*EXERCISE AIM*. Keep only the lines of the data below that contain "Rebuild", and copy them.

[Figure scripts]

____

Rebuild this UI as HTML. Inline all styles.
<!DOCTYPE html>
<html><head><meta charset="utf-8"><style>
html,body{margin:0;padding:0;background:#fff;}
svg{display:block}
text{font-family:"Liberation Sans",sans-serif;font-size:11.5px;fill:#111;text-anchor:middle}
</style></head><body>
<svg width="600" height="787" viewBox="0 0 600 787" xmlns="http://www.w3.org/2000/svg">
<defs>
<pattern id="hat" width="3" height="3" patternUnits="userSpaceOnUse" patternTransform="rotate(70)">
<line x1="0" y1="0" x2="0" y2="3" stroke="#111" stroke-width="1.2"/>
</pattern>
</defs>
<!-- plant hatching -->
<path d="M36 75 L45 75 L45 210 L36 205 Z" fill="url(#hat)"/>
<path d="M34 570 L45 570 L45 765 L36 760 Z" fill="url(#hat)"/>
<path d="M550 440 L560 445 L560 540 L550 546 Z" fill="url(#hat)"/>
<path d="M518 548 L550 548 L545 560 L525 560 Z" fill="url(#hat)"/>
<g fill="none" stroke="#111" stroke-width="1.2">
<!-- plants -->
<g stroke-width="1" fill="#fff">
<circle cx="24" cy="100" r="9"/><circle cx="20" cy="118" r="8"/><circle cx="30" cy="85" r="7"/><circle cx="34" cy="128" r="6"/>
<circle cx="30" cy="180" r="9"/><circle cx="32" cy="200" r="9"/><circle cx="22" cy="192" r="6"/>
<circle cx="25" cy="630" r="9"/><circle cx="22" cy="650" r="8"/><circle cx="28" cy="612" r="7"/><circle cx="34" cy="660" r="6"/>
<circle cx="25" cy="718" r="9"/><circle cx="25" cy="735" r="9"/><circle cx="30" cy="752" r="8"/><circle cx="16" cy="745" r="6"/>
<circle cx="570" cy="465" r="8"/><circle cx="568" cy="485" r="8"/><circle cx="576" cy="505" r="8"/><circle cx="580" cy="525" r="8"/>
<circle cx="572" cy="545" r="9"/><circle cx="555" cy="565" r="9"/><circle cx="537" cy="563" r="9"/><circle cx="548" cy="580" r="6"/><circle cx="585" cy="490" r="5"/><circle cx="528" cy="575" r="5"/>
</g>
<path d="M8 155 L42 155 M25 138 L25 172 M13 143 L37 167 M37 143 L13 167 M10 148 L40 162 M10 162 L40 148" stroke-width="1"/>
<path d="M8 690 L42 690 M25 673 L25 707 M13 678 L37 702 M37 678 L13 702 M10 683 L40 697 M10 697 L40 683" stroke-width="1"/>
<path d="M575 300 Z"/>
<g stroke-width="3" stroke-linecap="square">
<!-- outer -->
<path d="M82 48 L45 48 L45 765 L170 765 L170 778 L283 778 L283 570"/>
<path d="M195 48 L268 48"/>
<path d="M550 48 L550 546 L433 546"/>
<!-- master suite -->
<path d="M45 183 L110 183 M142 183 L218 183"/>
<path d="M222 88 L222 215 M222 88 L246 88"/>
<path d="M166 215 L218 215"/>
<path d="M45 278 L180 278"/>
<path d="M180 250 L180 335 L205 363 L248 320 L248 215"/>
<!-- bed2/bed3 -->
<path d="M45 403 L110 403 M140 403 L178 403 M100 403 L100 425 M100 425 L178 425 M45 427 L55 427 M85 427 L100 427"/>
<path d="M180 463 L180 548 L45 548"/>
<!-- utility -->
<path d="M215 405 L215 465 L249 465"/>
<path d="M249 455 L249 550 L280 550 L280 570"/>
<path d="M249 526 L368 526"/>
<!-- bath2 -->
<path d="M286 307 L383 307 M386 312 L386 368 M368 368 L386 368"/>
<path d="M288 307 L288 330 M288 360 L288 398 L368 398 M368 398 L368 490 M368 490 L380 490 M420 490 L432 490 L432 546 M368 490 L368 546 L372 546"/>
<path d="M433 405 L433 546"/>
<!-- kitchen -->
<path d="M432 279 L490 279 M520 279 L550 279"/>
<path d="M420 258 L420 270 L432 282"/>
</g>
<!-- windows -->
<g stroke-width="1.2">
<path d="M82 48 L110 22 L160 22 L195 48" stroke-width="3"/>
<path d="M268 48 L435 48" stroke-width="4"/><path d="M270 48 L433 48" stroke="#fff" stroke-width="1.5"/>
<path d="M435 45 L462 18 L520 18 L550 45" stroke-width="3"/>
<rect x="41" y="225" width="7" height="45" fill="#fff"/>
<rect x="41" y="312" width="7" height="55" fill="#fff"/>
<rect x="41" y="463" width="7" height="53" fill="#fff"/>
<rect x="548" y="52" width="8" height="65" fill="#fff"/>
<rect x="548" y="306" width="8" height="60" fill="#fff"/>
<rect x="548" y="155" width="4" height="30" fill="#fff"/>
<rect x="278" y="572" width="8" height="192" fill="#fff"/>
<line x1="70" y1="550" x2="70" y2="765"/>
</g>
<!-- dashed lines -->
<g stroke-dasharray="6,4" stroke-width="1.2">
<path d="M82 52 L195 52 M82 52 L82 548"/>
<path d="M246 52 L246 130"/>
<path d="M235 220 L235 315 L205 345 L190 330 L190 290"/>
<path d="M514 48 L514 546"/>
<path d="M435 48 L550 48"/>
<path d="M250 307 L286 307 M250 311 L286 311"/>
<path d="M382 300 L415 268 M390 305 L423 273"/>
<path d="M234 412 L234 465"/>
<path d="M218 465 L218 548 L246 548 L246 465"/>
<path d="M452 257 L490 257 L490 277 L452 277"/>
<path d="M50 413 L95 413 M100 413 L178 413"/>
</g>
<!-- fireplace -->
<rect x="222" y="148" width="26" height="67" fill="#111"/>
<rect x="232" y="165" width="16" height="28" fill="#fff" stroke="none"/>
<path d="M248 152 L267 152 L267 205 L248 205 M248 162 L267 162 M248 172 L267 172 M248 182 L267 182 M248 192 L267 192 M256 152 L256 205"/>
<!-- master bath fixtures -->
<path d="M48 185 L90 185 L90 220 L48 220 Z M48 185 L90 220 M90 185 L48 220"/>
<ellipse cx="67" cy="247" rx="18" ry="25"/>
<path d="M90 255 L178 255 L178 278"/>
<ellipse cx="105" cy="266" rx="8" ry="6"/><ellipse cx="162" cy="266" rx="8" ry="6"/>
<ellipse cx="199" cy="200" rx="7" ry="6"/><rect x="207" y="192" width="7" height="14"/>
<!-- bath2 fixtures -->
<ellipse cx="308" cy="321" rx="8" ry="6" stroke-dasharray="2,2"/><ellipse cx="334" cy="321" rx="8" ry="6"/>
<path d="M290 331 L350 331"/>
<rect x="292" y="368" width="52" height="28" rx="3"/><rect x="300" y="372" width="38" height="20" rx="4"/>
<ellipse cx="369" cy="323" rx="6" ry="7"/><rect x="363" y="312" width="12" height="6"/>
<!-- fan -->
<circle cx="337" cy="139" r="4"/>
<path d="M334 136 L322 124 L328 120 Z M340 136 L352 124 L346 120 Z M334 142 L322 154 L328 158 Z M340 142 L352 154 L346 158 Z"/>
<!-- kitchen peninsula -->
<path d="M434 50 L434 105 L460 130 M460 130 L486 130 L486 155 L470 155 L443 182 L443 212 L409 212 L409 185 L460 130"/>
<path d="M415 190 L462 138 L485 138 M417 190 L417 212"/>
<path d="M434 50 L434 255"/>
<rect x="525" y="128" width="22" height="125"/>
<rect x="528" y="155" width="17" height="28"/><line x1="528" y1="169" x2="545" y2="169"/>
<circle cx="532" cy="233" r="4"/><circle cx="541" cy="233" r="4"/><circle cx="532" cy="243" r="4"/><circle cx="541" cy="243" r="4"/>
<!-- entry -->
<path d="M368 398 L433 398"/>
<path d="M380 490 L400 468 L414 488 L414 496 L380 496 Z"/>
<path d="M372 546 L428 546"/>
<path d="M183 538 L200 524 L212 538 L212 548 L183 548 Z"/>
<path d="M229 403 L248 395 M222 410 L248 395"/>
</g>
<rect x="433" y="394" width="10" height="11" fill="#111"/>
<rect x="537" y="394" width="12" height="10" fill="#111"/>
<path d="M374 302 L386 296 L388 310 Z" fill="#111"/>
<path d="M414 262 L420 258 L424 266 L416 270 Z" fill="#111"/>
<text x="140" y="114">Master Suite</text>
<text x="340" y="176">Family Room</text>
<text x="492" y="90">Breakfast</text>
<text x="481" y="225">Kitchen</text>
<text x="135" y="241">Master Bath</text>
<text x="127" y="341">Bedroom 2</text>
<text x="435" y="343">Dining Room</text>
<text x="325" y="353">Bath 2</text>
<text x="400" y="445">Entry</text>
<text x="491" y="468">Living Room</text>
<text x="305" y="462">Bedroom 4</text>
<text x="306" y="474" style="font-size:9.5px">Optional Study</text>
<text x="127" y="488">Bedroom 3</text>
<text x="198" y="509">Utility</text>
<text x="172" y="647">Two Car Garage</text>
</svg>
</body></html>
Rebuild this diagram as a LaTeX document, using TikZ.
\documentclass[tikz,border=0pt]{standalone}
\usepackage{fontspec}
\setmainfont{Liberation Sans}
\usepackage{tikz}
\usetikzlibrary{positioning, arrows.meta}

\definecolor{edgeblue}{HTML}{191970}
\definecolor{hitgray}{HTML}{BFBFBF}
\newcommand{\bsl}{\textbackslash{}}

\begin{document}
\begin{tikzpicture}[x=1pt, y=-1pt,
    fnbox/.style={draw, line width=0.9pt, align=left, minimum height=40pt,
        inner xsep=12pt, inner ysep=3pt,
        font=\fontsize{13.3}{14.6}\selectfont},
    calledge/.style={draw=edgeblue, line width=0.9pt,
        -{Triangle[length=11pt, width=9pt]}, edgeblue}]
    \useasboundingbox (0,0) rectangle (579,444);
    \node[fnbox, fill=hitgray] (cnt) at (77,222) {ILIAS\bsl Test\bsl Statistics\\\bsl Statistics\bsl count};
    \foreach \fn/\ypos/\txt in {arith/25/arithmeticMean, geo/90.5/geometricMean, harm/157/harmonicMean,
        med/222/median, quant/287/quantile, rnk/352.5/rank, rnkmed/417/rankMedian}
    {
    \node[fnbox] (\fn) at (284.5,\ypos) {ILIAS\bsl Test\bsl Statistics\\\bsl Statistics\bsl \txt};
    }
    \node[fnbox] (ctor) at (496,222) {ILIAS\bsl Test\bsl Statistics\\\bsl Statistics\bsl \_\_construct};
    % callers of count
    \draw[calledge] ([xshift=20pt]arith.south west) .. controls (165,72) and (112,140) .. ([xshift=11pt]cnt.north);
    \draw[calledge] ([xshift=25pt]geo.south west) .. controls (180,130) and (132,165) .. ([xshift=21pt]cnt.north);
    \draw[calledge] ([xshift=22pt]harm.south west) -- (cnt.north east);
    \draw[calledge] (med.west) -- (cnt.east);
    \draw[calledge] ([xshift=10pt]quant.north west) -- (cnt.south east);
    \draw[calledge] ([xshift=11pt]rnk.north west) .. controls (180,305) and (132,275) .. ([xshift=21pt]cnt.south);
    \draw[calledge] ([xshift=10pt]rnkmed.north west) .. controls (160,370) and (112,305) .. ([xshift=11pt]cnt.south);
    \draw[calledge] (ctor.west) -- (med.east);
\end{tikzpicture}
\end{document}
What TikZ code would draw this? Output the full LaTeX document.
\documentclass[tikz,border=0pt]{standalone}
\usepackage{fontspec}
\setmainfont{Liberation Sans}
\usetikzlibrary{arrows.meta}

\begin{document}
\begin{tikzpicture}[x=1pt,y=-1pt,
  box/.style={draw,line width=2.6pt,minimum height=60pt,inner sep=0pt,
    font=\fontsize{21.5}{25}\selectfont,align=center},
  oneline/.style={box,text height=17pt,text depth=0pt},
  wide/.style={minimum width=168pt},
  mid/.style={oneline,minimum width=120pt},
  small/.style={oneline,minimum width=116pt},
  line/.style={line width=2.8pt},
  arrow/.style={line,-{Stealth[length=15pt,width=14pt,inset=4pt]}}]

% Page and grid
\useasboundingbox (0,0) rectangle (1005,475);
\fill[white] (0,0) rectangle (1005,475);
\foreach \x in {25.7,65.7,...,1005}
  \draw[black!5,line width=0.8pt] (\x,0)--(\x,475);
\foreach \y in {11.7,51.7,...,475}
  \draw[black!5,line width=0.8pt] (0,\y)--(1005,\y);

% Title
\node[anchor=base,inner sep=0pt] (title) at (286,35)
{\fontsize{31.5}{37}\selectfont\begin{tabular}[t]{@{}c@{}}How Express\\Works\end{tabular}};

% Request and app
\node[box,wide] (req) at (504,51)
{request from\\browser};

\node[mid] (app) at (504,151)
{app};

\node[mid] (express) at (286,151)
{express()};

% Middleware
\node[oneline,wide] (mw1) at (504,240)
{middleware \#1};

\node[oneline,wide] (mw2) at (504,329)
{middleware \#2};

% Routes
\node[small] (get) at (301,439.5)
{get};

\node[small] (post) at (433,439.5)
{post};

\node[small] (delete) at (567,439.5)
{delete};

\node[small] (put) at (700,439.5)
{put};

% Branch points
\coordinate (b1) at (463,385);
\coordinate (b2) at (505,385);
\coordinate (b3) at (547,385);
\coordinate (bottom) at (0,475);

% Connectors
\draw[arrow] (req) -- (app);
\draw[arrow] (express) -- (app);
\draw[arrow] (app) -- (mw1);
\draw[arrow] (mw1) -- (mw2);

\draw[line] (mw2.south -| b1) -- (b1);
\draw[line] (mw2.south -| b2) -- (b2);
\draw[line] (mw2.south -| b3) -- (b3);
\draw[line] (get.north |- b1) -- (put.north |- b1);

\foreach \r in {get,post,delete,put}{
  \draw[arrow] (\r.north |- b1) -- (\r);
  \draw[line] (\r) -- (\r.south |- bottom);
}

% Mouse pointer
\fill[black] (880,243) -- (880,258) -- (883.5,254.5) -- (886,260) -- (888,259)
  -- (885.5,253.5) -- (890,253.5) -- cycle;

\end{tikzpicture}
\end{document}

____

*WRITTEN SOLUTION*.
Rebuild this UI as HTML. Inline all styles.
Rebuild this diagram as a LaTeX document, using TikZ.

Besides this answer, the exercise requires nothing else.